- What needs to be done: Sort through the entries below and pull out lines containing the word "this".

- Dataset records:
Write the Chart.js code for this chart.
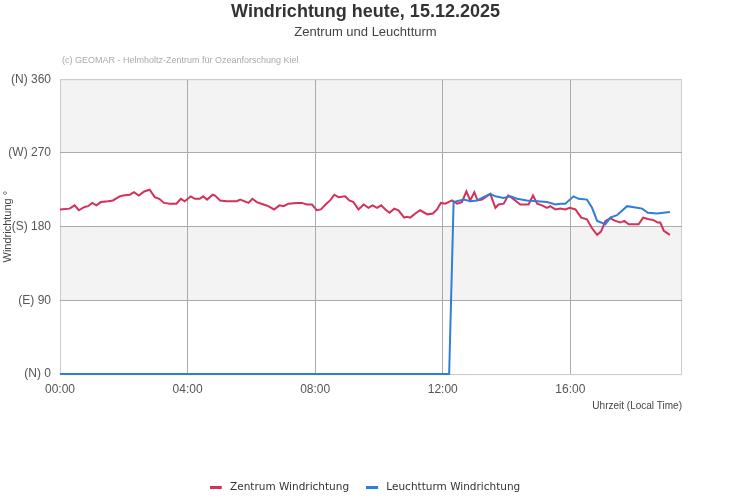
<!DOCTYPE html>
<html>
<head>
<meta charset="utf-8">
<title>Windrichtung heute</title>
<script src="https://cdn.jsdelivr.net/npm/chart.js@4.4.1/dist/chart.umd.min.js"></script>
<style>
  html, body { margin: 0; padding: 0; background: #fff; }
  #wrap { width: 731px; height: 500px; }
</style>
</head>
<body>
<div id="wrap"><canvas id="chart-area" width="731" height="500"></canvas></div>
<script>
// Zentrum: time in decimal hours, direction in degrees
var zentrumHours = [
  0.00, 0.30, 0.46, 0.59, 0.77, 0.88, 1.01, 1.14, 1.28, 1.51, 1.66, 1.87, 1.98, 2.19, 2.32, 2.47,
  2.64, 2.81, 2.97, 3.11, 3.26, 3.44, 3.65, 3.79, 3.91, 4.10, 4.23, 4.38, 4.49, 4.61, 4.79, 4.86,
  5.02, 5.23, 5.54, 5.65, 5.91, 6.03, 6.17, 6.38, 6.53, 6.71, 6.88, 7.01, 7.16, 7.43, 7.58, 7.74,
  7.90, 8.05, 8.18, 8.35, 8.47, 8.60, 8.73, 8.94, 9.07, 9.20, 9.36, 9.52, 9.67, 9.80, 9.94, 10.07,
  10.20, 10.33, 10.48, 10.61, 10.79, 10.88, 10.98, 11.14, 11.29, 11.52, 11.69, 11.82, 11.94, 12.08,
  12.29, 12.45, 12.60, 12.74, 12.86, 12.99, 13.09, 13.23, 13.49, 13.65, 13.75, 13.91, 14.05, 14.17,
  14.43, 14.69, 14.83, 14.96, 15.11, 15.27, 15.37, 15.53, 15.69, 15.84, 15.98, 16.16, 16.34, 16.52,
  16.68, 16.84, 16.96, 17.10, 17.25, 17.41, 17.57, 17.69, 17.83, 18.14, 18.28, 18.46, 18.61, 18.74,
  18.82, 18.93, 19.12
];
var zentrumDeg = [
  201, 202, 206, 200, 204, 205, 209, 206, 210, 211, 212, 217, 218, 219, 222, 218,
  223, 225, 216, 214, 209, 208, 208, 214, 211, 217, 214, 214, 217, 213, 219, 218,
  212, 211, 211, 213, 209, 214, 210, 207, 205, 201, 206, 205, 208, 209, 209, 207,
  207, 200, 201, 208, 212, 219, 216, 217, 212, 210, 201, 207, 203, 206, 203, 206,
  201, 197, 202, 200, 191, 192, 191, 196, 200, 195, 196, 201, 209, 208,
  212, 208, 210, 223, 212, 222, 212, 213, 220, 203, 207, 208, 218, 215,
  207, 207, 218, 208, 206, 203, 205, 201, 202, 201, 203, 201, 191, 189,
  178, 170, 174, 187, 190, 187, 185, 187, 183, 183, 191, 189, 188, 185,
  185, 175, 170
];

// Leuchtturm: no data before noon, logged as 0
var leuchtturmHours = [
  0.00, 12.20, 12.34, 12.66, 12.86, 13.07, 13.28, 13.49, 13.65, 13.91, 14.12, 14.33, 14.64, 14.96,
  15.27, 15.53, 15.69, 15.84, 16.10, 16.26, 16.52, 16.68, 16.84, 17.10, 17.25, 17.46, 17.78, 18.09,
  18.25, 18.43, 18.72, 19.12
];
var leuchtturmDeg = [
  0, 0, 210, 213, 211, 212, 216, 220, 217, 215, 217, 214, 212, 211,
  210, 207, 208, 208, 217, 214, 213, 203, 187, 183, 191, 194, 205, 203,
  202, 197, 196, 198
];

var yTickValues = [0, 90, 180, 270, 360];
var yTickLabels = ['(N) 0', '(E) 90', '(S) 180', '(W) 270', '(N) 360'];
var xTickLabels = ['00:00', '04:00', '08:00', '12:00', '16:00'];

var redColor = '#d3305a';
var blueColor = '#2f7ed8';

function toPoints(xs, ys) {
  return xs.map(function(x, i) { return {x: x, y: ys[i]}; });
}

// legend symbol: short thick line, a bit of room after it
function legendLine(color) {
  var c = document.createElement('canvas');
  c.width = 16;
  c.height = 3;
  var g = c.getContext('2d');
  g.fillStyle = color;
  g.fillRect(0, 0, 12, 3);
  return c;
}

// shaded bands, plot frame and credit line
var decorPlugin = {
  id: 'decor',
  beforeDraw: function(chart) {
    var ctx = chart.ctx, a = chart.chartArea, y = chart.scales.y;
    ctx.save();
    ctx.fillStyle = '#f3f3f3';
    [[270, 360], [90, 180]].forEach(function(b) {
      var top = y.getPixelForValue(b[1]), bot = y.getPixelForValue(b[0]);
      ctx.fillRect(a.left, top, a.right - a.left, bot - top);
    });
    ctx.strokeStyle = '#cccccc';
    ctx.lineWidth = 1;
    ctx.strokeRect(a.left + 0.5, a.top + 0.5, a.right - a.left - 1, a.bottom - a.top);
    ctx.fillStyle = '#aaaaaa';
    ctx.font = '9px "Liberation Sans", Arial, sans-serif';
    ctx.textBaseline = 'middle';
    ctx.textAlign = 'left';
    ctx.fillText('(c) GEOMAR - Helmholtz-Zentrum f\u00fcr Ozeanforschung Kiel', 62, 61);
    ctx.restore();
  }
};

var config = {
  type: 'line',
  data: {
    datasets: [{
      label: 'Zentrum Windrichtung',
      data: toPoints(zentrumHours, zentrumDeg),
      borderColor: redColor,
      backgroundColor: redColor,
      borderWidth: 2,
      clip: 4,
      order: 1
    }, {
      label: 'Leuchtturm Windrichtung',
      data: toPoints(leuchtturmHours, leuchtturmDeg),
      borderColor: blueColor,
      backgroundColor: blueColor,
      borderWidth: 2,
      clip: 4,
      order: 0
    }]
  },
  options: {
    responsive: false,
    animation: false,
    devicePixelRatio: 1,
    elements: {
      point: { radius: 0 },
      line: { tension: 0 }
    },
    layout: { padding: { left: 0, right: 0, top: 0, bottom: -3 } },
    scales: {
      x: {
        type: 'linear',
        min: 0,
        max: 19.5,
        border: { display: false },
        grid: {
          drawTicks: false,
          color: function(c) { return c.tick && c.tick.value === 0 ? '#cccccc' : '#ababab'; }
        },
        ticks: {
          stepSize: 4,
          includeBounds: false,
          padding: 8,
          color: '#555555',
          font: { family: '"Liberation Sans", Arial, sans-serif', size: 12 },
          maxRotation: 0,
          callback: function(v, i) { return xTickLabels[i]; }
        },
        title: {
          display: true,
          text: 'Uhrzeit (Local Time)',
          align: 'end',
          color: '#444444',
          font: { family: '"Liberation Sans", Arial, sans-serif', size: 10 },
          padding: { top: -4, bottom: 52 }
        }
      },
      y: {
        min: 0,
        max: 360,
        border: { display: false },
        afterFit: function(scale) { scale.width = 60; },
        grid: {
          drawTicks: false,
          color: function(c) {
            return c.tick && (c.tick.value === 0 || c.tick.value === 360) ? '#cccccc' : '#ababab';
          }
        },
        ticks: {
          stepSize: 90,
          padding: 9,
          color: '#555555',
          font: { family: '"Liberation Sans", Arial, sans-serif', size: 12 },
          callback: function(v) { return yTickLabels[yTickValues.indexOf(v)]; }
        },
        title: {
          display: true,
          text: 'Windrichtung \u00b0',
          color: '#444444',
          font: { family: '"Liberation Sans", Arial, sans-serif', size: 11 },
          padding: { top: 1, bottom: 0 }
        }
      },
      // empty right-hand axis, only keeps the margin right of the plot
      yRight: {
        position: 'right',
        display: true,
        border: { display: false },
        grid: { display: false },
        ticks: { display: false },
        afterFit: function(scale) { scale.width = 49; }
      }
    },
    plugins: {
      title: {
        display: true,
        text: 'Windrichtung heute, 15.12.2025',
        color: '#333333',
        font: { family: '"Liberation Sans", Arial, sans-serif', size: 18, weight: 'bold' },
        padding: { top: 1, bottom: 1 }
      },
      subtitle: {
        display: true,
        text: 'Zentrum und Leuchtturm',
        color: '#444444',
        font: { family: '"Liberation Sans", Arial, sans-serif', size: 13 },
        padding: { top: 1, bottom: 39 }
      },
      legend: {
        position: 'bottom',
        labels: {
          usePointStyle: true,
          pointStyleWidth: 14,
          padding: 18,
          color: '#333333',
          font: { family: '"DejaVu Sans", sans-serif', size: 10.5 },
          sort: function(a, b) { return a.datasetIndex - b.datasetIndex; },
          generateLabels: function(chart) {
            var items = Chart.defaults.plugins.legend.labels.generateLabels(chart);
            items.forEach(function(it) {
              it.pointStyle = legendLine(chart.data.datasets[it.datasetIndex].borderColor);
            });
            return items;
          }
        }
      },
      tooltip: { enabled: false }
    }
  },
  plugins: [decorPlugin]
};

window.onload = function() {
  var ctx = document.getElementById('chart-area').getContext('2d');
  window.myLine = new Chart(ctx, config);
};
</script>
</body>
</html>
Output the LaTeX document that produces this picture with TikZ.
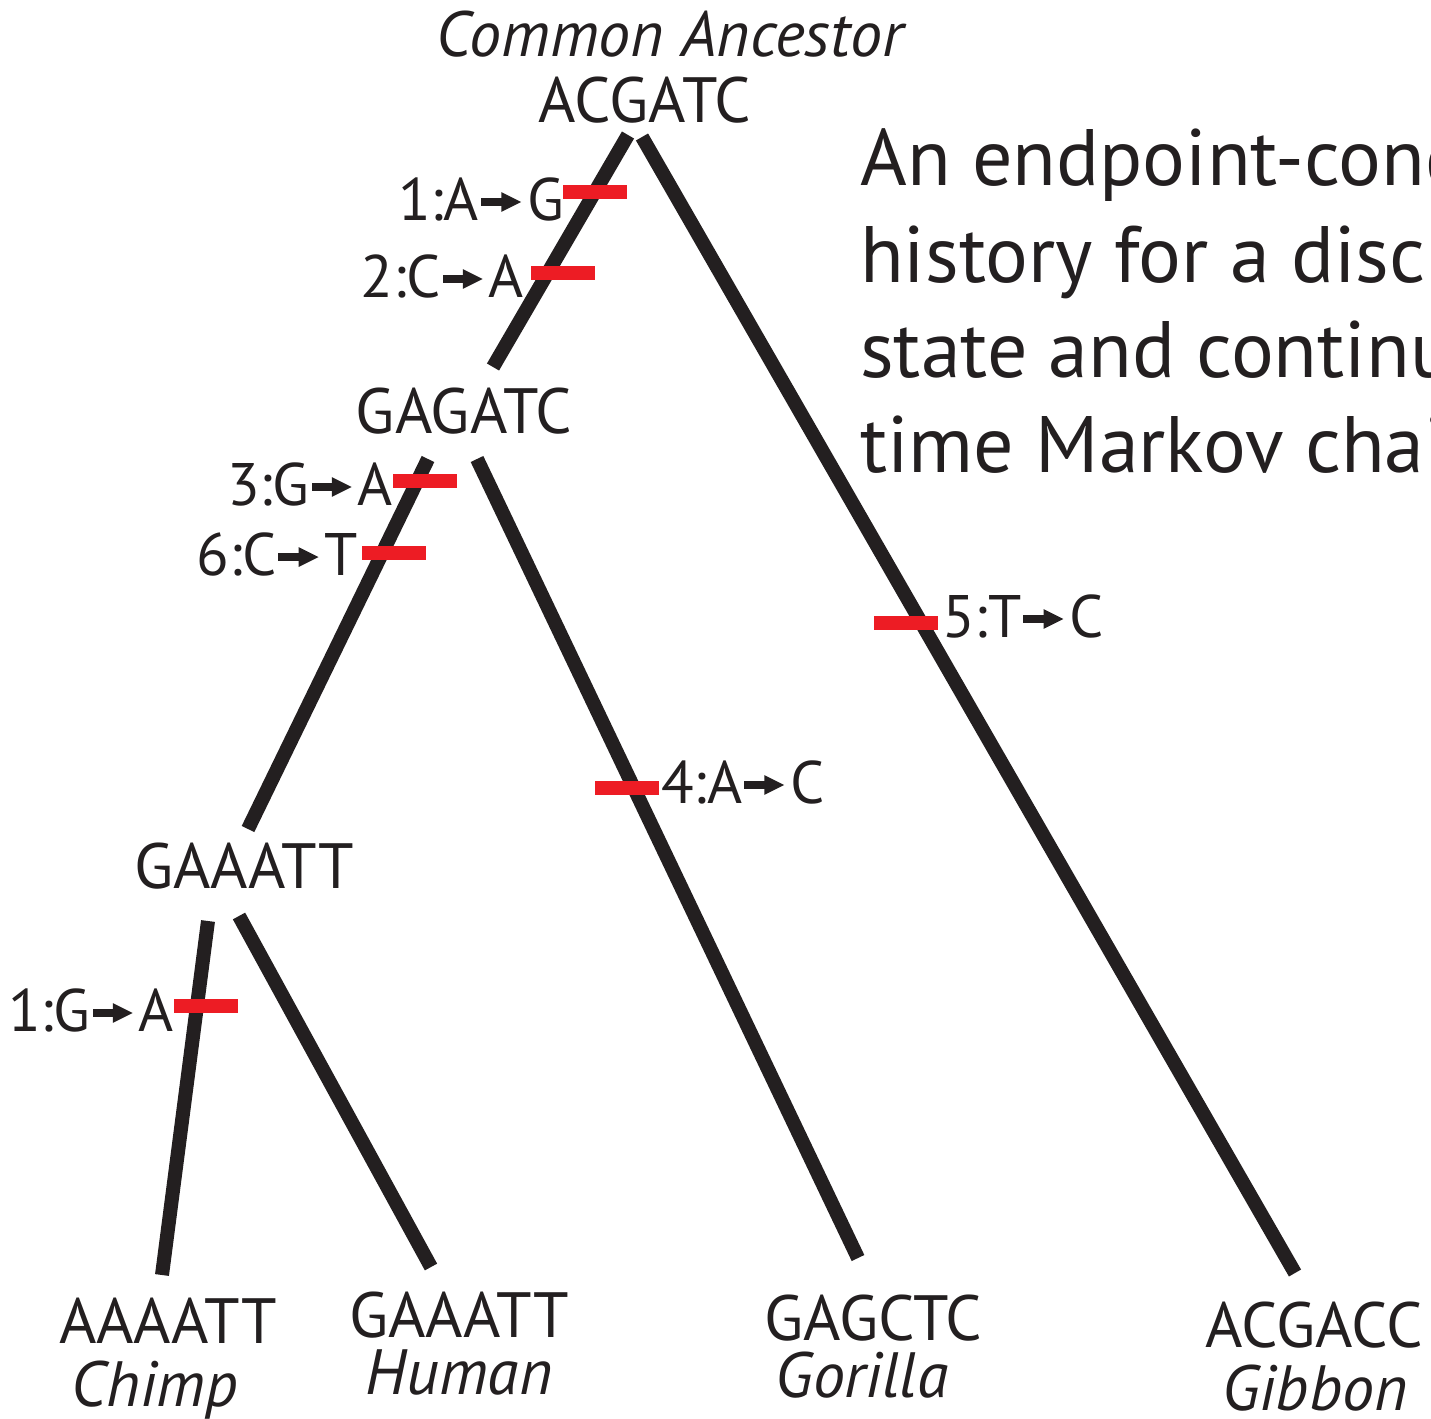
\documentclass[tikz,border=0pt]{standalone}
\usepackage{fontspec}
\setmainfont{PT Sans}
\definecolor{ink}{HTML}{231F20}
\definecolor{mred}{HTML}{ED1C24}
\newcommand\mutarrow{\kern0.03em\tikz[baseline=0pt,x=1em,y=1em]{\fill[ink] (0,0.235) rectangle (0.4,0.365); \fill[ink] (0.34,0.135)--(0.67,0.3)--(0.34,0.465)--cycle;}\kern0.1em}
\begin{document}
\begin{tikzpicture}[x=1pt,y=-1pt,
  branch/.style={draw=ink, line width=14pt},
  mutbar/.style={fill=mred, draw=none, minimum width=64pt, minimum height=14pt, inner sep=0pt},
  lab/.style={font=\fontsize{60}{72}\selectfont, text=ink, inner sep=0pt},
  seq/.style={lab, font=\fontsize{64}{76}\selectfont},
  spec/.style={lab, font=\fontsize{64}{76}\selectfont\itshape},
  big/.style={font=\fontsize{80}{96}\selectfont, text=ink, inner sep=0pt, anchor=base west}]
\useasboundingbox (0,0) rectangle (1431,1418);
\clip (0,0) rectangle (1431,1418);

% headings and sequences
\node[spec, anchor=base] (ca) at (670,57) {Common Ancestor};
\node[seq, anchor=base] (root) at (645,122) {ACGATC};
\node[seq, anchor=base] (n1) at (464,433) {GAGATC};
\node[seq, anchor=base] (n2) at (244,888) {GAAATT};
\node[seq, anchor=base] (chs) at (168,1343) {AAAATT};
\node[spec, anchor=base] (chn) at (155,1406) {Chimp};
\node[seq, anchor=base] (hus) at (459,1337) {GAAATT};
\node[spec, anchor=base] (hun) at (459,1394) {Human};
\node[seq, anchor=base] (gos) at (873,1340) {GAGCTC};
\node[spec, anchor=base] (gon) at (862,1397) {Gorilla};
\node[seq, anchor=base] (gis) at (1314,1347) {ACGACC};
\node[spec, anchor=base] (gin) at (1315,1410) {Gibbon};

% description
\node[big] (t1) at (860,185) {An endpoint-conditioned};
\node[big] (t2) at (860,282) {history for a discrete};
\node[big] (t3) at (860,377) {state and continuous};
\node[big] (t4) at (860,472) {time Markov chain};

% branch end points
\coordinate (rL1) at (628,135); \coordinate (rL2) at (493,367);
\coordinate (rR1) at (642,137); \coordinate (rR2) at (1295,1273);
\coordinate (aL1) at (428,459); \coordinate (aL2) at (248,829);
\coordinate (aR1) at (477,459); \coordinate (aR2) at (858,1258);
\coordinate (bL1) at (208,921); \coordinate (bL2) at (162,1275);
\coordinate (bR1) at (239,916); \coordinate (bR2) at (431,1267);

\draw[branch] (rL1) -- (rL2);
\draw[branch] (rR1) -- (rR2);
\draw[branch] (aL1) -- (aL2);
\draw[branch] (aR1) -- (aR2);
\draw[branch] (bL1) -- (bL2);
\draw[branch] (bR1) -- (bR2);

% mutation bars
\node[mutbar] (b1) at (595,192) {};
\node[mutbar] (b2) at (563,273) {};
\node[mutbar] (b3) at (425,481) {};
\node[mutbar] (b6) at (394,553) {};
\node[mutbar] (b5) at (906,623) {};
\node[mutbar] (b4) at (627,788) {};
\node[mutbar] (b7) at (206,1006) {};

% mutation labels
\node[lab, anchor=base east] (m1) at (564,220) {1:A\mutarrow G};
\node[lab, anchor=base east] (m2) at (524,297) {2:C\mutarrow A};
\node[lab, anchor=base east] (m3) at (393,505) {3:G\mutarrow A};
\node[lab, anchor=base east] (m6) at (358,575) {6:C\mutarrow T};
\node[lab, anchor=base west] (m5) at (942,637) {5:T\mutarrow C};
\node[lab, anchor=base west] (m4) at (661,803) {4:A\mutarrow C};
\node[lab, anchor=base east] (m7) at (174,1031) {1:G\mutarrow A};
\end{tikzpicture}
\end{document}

- Exercise result:
Write the Chart.js code for this chart.
Output the LaTeX document that produces this picture with TikZ.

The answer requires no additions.